2009-05-13

Wordless? Speechless!


The Insultatron is literally God's messenger at the Other Side of Normal.

14 comments:

mo.stoneskin said...

Um.

[truly speechless]

God said...

Sometimes the Insultatron scares even me.

Cora said...

HA HA HA HA!!!!

Oh that God and his creations! It just boggles the mind, doesn't it?

;-)

(Oddly enough I just did a post about God today too. Wait til you see where God and his beautifully badass girlfriend eat brunch!)

Sass said...

Ahhh, the insultatron.

That makes me laugh. As in really laugh.

As in Ell. Emm. Ay. Oh.

hee hee.

MJenks said...

Hmmm...the how much do I have to bribe the insultatron to pair me with someone OTHER than Dog Breath?

Fancy Schmancy said...

Wow, all I usually get is an offer to be groped...

Sassy Britches said...

Waaay better than the Insultatron catching me on the potty and saying "Hey there, Lurker...dump much?"

Soda and Candy said...

Hahahha, awesome.

Morgan the Muse said...

How odd... I do not know what to say to that...

Soda and Candy said...

Corascope: check my blog tomorrow morning.

; )

Candy's daily Dandy said...

Get. out.

That is fricken the best!

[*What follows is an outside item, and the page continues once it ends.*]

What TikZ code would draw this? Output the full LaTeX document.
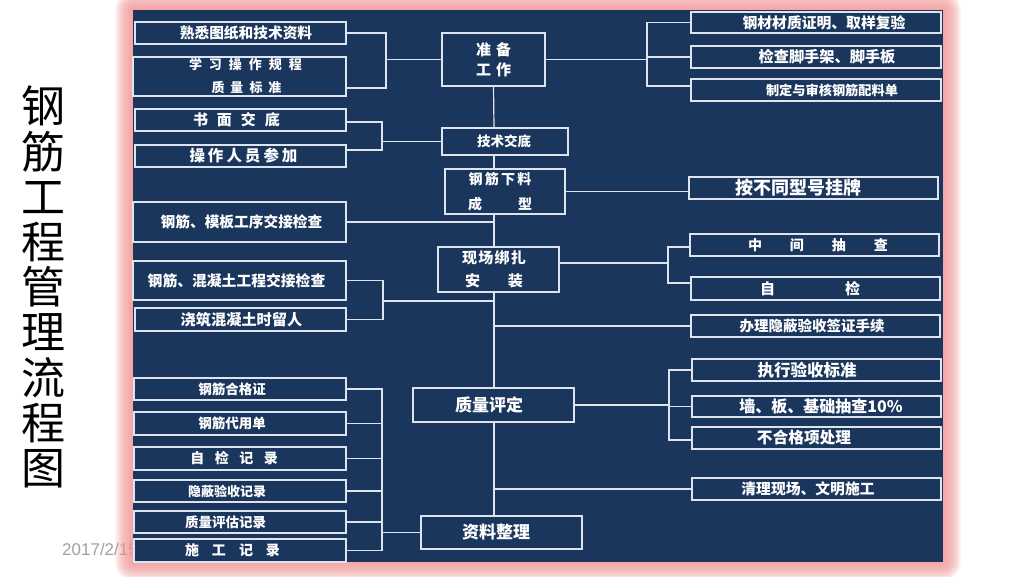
\documentclass[tikz,border=0pt]{standalone}
\usepackage{fontspec}
\setmainfont{Liberation Sans}
\newfontfamily\cjk{Noto Sans CJK SC}
\newcommand\fz[1]{\fontsize{#1}{#1}\selectfont}
\newcommand\sh[2]{\kern#1pt\relax#2\kern-#1pt\relax}
\newcommand\gp[1]{\hspace*{#1pt}}
\definecolor{navy}{RGB}{26,54,93}
\definecolor{boxline}{RGB}{222,228,238}
\definecolor{glow}{RGB}{244,150,150}
\definecolor{dategray}{RGB}{160,160,160}
\begin{document}
\begin{tikzpicture}[x=1pt,y=-1pt,
  box/.style={draw=boxline, line width=1.2pt, fill=navy, text=white, inner sep=0pt, font=\cjk\bfseries},
  link/.style={draw=boxline, line width=1.2pt}]
\useasboundingbox (0,0) rectangle (1024,576);
\fill[white] (0,0) rectangle (1024,576);
% title and date
\node[font=\cjk\fontsize{44}{45.2}\selectfont, align=center, inner sep=0pt] (title) at (43,287) {钢\\筋\\工\\程\\管\\理\\流\\程\\图};
\node[font=\fontsize{17}{17}\selectfont, text=dategray, anchor=west, inner sep=0pt] (date) at (62,549.5) {2017/2/15};
% glow and panel
\foreach \i in {1,...,18}{\fill[glow, opacity=0.085, rounded corners=\i pt] ({133-\i},{10-\i}) rectangle ({943+\i},{562+\i});}
\fill[navy] (133,10) rectangle (943,562);
% left boxes
\node[box, minimum width=211pt, minimum height=22pt] (L1) at (240.5,33) {\fz{14.7}\sh{5.5}{熟悉图纸和技术资料}};
\node[box, minimum width=213pt, minimum height=39pt, align=center, font=\cjk\bfseries\fontsize{13}{23}\selectfont] (L2) at (239.5,76.5) {\gp{12}学\gp{7}习\gp{7}操\gp{7}作\gp{7}规\gp{7}程\\\gp{14}质\gp{6}量\gp{6}标\gp{6}准};
\node[box, minimum width=211pt, minimum height=22pt] (L3) at (240.5,120) {\fz{15}\sh{-4}{书\gp{9}面\gp{9}交\gp{9}底}};
\node[box, minimum width=211pt, minimum height=22pt] (L4) at (240.5,156) {\fz{15.5}\sh{3}{操\gp{3}作\gp{3}人\gp{3}员\gp{3}参\gp{3}加}};
\node[box, minimum width=213pt, minimum height=40pt] (L5) at (239.5,222) {\fz{14.7}\sh{2}{钢筋、模板工序交接检查}};
\node[box, minimum width=213pt, minimum height=39pt] (L6) at (239.5,280.5) {\fz{14.8}\sh{-3}{钢筋、混凝土工程交接检查}};
\node[box, minimum width=211pt, minimum height=23pt] (L7) at (240.5,319.5) {\fz{15.2}\sh{1}{浇筑混凝土时留人}};
\node[box, minimum width=212pt, minimum height=22pt] (L8) at (240,389) {\fz{13.5}\sh{-8}{钢筋合格证}};
\node[box, minimum width=212pt, minimum height=23pt] (L9) at (240,423.5) {\fz{13.5}\sh{-8}{钢筋代用单}};
\node[box, minimum width=212pt, minimum height=23pt] (L10) at (240,458.5) {\fz{14}\sh{-6}{自\gp{10.5}检\gp{10.5}记\gp{10.5}录}};
\node[box, minimum width=212pt, minimum height=22pt] (L11) at (240,491) {\fz{13}\sh{-13}{隐蔽验收记录}};
\node[box, minimum width=212pt, minimum height=22pt] (L12) at (240,522) {\fz{13.5}\sh{-14.5}{质量评估记录}};
\node[box, minimum width=212pt, minimum height=23pt] (L13) at (240,550.5) {\fz{14}\sh{-7.5}{施\gp{13}工\gp{13}记\gp{13}录}};
% centre boxes
\node[box, minimum width=103pt, minimum height=53pt, align=center, font=\cjk\bfseries\fontsize{15}{20}\selectfont] (C1) at (493.5,59.5) {准\gp{5}备\\工\gp{5}作};
\node[box, minimum width=126pt, minimum height=27pt] (C2) at (505,141.5) {\fz{13.5}\sh{-1}{技术交底}};
\node[box, minimum width=120pt, minimum height=45pt, align=center, font=\cjk\bfseries\fontsize{14}{25}\selectfont] (C3) at (505,191.5) {钢\gp{2.3}筋\gp{2.3}下\gp{2.3}料\gp{10}\\成\gp{36}型\gp{10}};
\node[box, minimum width=121pt, minimum height=45pt, align=center, font=\cjk\bfseries\fontsize{15}{23}\selectfont] (C4) at (498.5,269.5) {现\gp{1.3}场\gp{1.3}绑\gp{1.3}扎\gp{9}\\安\gp{28}装\gp{9}};
\node[box, minimum width=161pt, minimum height=34pt] (C5) at (493.5,405) {\fz{17}\sh{-4.5}{质量评定}};
\node[box, minimum width=161pt, minimum height=33pt] (C6) at (501.5,532.5) {\fz{17}\sh{-5.5}{资料整理}};
% right boxes
\node[box, minimum width=250pt, minimum height=21pt] (R1) at (816,22.5) {\fz{14.8}\sh{8}{钢材材质证明、取样复验}};
\node[box, minimum width=250pt, minimum height=22pt] (R2) at (816,57) {\fz{15.2}\sh{11}{检查脚手架、脚手板}};
\node[box, minimum width=250pt, minimum height=22pt] (R3) at (816,90) {\fz{13.2}\sh{16}{制定与审核钢筋配料单}};
\node[box, minimum width=249pt, minimum height=22pt] (R4) at (813.5,188) {\fz{18}\sh{-15}{按不同型号挂牌}};
\node[box, minimum width=249pt, minimum height=22pt] (R5) at (814.5,245) {\fz{14}\sh{3.5}{中\gp{28}间\gp{28}抽\gp{28}查}};
\node[box, minimum width=249pt, minimum height=23pt] (R6) at (815.5,288.5) {\fz{15}\sh{-5.5}{自\gp{70}检}};
\node[box, minimum width=249pt, minimum height=22pt] (R7) at (815.5,326) {\fz{14.5}\sh{-3.5}{办理隐蔽验收签证手续}};
\node[box, minimum width=249pt, minimum height=22pt] (R8) at (816.5,370) {\fz{16.5}\sh{-9.5}{执行验收标准}};
\node[box, minimum width=249pt, minimum height=21pt] (R9) at (816.5,406.5) {\fz{16}\sh{4.5}{墙、板、基础抽查10\%}};
\node[box, minimum width=249pt, minimum height=22pt] (R10) at (816.5,438) {\fz{15.7}\sh{-12.5}{不合格项处理}};
\node[box, minimum width=249pt, minimum height=22pt] (R11) at (816.5,489) {\fz{14.8}\sh{-8.5}{清理现场、文明施工}};
% junctions
\coordinate (tx) at (494,0);
\coordinate (jA) at (386,59.5);
\coordinate (jB) at (382,141.5);
\coordinate (jC) at (383,301);
\coordinate (jD) at (647,59.5);
\coordinate (jE) at (668,263);
\coordinate (jF) at (669,405);
\coordinate (jG) at (382,532.5);
% trunk
\draw[link] (C1.south) -- (tx |- C2.north);
\draw[link] (tx |- C2.south) -- (tx |- C3.north);
\draw[link] (tx |- C3.south) -- (tx |- C4.north);
\draw[link] (tx |- C4.south) -- (tx |- C5.north);
\draw[link] (tx |- C5.south) -- (tx |- C6.north);
% left brackets
\draw[link] (L1.east) -| (jA) -- (C1.west);
\draw[link] ([yshift=-11.5pt]L2.east) -| (jA);
\draw[link] ([yshift=-2pt]L3.east) -| (jB) -- (C2.west);
\draw[link] ([yshift=6pt]L4.east) -| (jB);
\draw[link] (L5.east) -- (tx |- L5.east);
\draw[link] (L6.east) -| (jC) -- (tx |- jC);
\draw[link] (L7.east) -| (jC);
\foreach \n in {L8,L9,L10,L11,L12,L13}{\draw[link] (\n.east) -| (jG);}
\draw[link] (jG) -- (C6.west);
% right brackets
\draw[link] (C1.east) -- (jD);
\draw[link] (R1.west) -| (jD);
\draw[link] (R2.west) -| (jD);
\draw[link] ([yshift=4pt]R3.west) -| (jD);
\draw[link] (C3.east) -- (C3.east -| R4.west);
\draw[link] ([yshift=6.5pt]C4.east) -- (jE);
\draw[link] ([yshift=-2pt]R5.west) -| (jE);
\draw[link] ([yshift=5.5pt]R6.west) -| (jE);
\draw[link] (tx |- R7.west) -- (R7.west);
\draw[link] (C5.east) -- (jF);
\draw[link] (R8.west) -| (jF);
\draw[link] (R9.west) -| (jF);
\draw[link] ([yshift=-2pt]R10.west) -| (jF);
\draw[link] (tx |- R11.west) -- (R11.west);
\end{tikzpicture}
\end{document}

I miss Poob.

Scope said...

mo.stoneskin - So was I.

God - Not the first time God's creation has scared its maker.

Cora - Yes, I find that the mind boggles at that thought of the fondling. That's what you meant, right? ;-)

Sass - Bad news... Your "Ay" came back. And men cheared.

the iNDefatigable mjenks - Oh, I've been sliding the Insultatron some some spare 10W-40 to pair you up with Dog Breath. My bad.

Fancy Schmancy - By the Insultatron or Douchey McDoucherson?

Sassy Britches - No, no, I'm sure it's saying, "Hey good looking, I'll be back to pick you up later." It's his Mr. Microphone parts.


Soda and Candy - Thanks, I just wish it wasn't so blurry. And I will be sure to swing by tomorrow.

Morgan the Muse - I didn't know what to say, either.

Candy - I agree.

~E said...

BAH! Poo's insultatron never gives me anything good.

Usually it asks if I want to go digging for gold in Poo's pants but the last time I did that I got a weird rash that didn't go away for months!

God said...

E- I think you have my Insultatron mixed up with someone else.

I'd surely remember someone other than me digging in my own pantaloons.